**Directions**: Leave out all pictures and return, exactly as written, the lines from the line containing "Convert this chart" to the line containing "import * as", both ends kept.

**Records provided**:
----------------------------------------

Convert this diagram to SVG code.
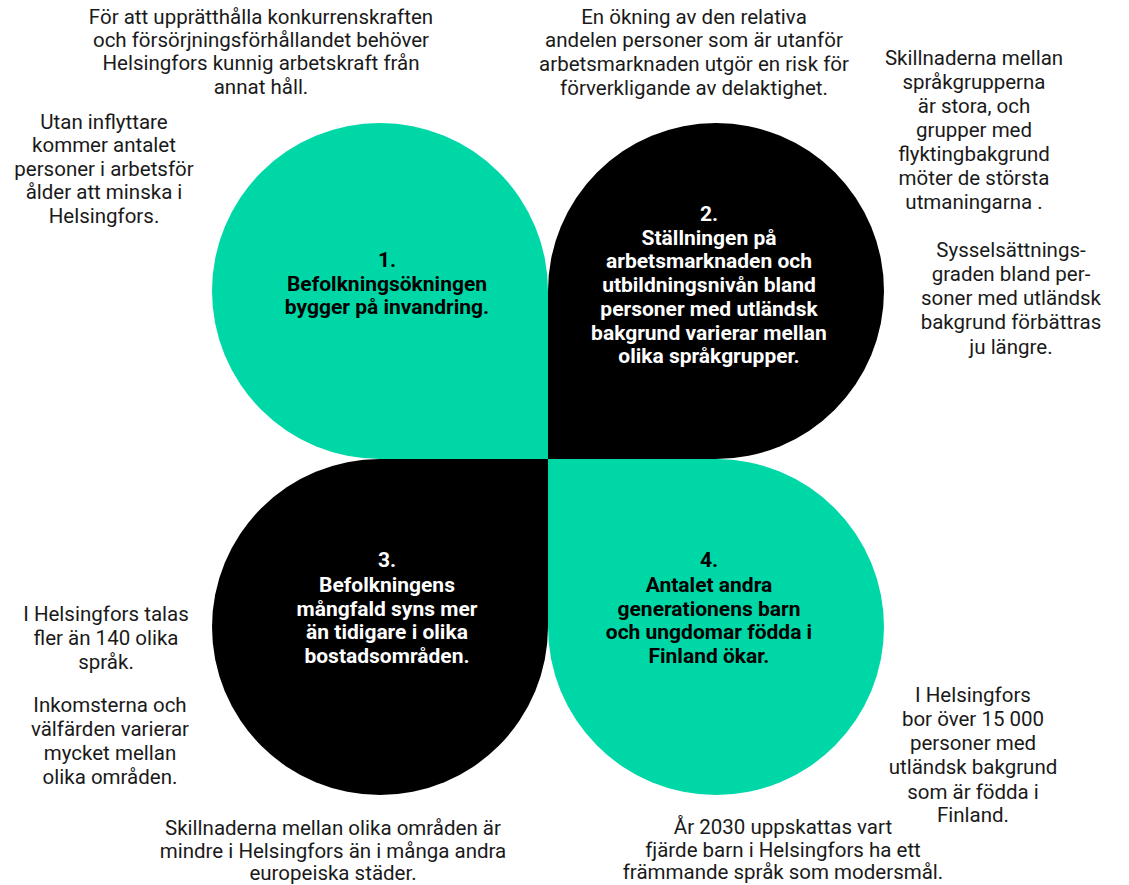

----------------------------------------

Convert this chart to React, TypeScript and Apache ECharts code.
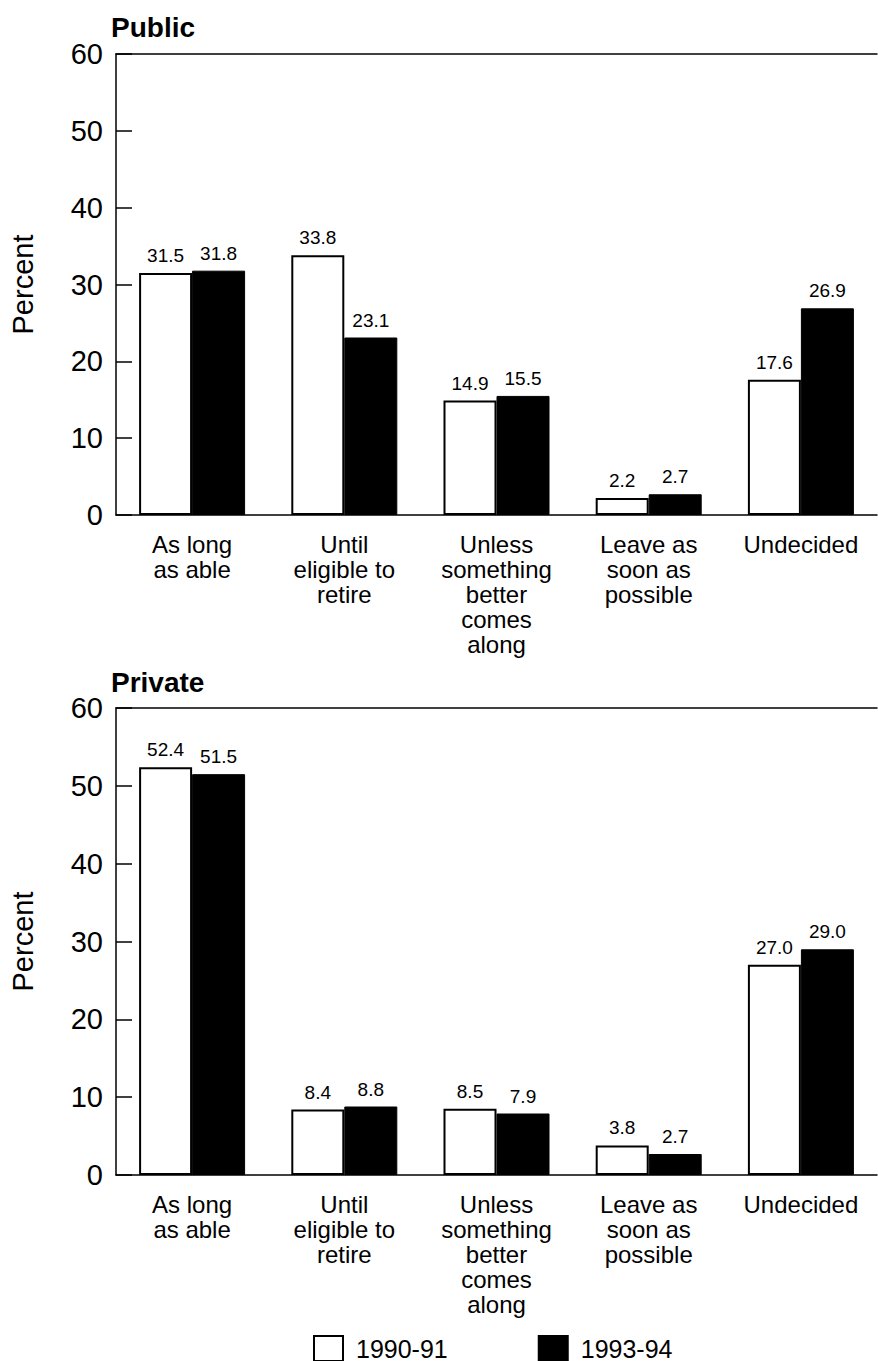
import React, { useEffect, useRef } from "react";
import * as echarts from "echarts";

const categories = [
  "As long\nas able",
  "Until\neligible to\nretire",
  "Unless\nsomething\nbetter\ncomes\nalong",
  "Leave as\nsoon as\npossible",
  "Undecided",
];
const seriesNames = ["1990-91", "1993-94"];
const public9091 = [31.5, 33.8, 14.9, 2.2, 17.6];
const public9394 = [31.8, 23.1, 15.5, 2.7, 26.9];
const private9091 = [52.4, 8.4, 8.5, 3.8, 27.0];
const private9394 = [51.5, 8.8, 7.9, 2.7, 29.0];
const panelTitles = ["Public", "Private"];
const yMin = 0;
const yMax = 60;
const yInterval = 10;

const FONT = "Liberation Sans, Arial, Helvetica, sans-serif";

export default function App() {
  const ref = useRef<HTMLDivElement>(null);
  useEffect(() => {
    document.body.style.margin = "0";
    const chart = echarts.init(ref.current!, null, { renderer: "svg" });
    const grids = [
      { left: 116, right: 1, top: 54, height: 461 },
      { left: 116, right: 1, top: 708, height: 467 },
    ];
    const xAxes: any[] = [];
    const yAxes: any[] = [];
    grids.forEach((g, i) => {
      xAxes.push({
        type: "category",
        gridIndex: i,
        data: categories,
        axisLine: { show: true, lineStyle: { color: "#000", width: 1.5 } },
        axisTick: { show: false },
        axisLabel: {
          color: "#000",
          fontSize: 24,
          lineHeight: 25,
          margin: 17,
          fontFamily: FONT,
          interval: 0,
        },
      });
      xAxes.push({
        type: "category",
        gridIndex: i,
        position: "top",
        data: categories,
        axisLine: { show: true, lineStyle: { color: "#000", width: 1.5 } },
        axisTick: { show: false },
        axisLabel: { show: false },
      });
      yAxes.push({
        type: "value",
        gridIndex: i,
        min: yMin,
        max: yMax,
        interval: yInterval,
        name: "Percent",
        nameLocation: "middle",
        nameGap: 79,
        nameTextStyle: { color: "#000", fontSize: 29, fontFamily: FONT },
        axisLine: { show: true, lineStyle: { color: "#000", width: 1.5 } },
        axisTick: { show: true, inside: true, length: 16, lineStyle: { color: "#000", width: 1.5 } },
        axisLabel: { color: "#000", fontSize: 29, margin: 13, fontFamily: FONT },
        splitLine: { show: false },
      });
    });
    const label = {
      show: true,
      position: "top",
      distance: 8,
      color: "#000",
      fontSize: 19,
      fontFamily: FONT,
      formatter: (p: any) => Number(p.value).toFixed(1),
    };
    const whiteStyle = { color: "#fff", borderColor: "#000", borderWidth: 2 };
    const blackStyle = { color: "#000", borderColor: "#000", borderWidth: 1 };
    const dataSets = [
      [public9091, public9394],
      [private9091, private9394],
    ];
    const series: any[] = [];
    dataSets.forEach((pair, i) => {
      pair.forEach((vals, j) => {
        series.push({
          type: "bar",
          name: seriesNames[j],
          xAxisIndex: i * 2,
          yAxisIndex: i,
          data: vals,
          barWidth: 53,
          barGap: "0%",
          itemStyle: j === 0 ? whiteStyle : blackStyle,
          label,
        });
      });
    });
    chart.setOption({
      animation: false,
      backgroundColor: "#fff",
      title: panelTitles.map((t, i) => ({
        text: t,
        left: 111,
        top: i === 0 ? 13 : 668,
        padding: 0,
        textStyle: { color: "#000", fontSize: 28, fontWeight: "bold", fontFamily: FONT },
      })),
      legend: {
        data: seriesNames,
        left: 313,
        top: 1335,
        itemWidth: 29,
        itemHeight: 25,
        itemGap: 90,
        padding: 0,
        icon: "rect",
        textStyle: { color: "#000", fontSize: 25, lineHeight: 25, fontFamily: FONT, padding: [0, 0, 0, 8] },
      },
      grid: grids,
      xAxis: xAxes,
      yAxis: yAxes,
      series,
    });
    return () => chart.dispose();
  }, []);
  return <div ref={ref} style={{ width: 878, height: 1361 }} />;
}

----------------------------------------

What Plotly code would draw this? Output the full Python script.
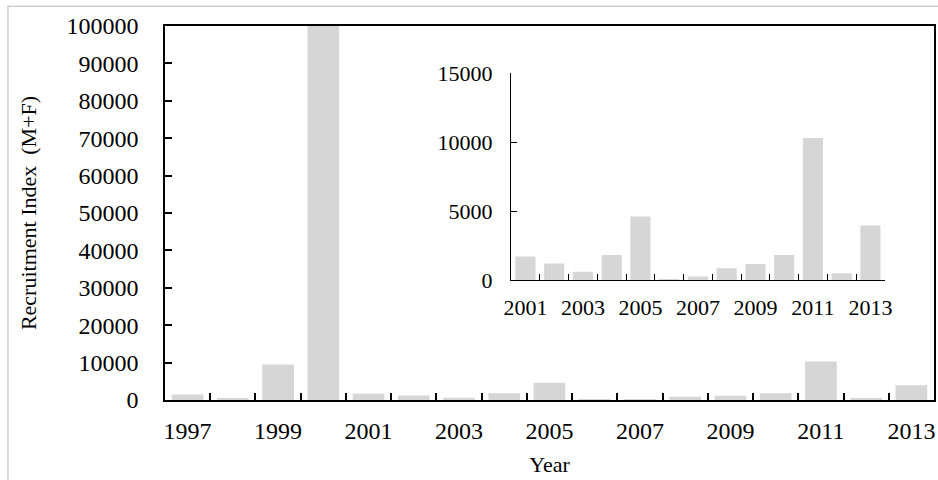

----------------------------------------

**Response**:
Convert this chart to React, TypeScript and Apache ECharts code.
import React, { useEffect, useRef } from "react";
import * as echarts from "echarts";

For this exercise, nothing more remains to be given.